Gil Reece

Personal information
- Full name: Gilbert Ivor Reece
- Date of birth: 2 July 1942
- Place of birth: Cardiff, Wales
- Date of death: 20 December 2003 (aged 61)
- Place of death: Cardiff, Wales
- Height: 5 ft 7 in (1.70 m)
- Position: Winger

Senior career*
- Years: Team / Apps / (Gls)
- 1961–1962: Cardiff City / 0 / (0)
- 1962: → Ton Pentre (loan)
- 1962–1963: Pembroke Borough
- 1963–1965: Newport County / 32 / (9)
- 1965–1973: Sheffield United / 210 / (58)
- 1973–1976: Cardiff City / 100 / (23)
- 1976–1977: Swansea City / 2 / (0)

International career
- 1965–1975: Wales / 29 / (2)

= Gil Reece =

Welsh footballer

Gilbert Ivor '"Gil" Reece (2 July 1942 – 20 December 2003) was a Welsh international footballer. Described by former Wales manager Mike Smith as "a very quick player, sharp and tough", he made over 300 appearances in the Football League during spells with Cardiff City, Sheffield United, Newport County and Swansea City and won 29 caps for Wales.

==Club career==
Reece was born in Cardiff and represented Wales at schoolboy level before being offered an apprenticeship at his hometown club Cardiff City. He made his way into the reserve side before spending a period on loan at Ton Pentre and was released by the club during the 1962–63 season and joined Pembroke Borough. During his time in Pembroke, Reece worked as a plumber whilst playing part-time. In 1963, Newport County manager Billy Lucas offered Reece another chance at professional football and, after just one season Somerton Park, his impressive displays convinced Sheffield United to pay £10,000 in April 1965 to sign him. Soon after he was called up to win his first cap for Wales against England.

He settled quickly with the Blades, helping them to a ninth-place finish in the First Division during his first season but suffered a badly broken leg the following year which kept him out of the side for nearly a year.
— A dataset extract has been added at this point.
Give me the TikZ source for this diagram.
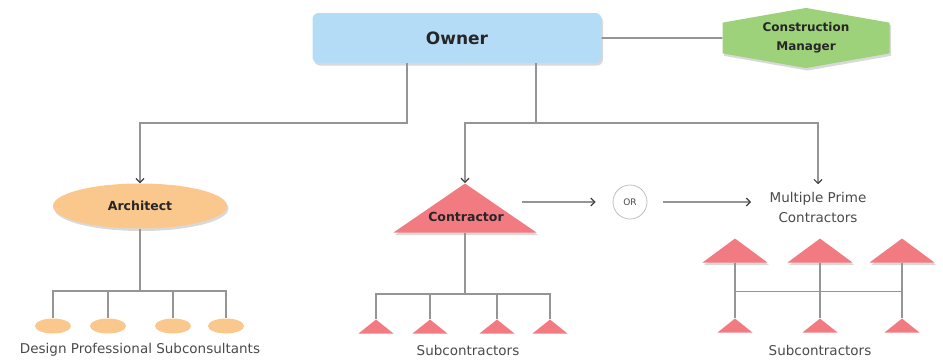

Despite this he went on to appear over 200 times for the club, establishing himself as a fan favourite with the Bramall Lane crowd. He returned to his hometown club Cardiff City in September 1972 alongside teammate Dave Powell in an exchange deal for Alan Warboys. Appointed club captain, he went on to play in a variety of different roles for the club and in his first two seasons his goals helped the club win the Welsh Cup, scoring a hat-trick in the second leg of the 1973 final and once in the second leg of the 1974 final. The club suffered relegation during the 1974–75 season, with Reece finishing as the club's top scorer with 8 goals, but managed to win promotion on the first time of asking the following year. Reece left the club at the end of the season and joined Swansea City where he spent a short time before retiring.

After 1976 Reece played for non-League Barry Town.

==After football==
On retiring from his playing career he ran a family heating business before becoming a hotelier in Cardiff, running the Clare Court hotel in Grangetown. In April 2000, Reece was forced to have his right leg amputated after continually developing cysts behind his knee. He died in Cardiff, aged 61.

He was also the brother of Welsh boxer Leonard "Luggie" Reece, and Grandfather of Welsh Rugby League International Lewis Reece.

==Baseball==
Reece has the rare distinction of being a double international at baseball and football. He was capped by Wales in baseball for the annual international against England in July 1963. After retiring from professional football he returned to baseball playing well into his 40s. He played for the St Francis, Grange Catholics and Grange Albion baseball clubs.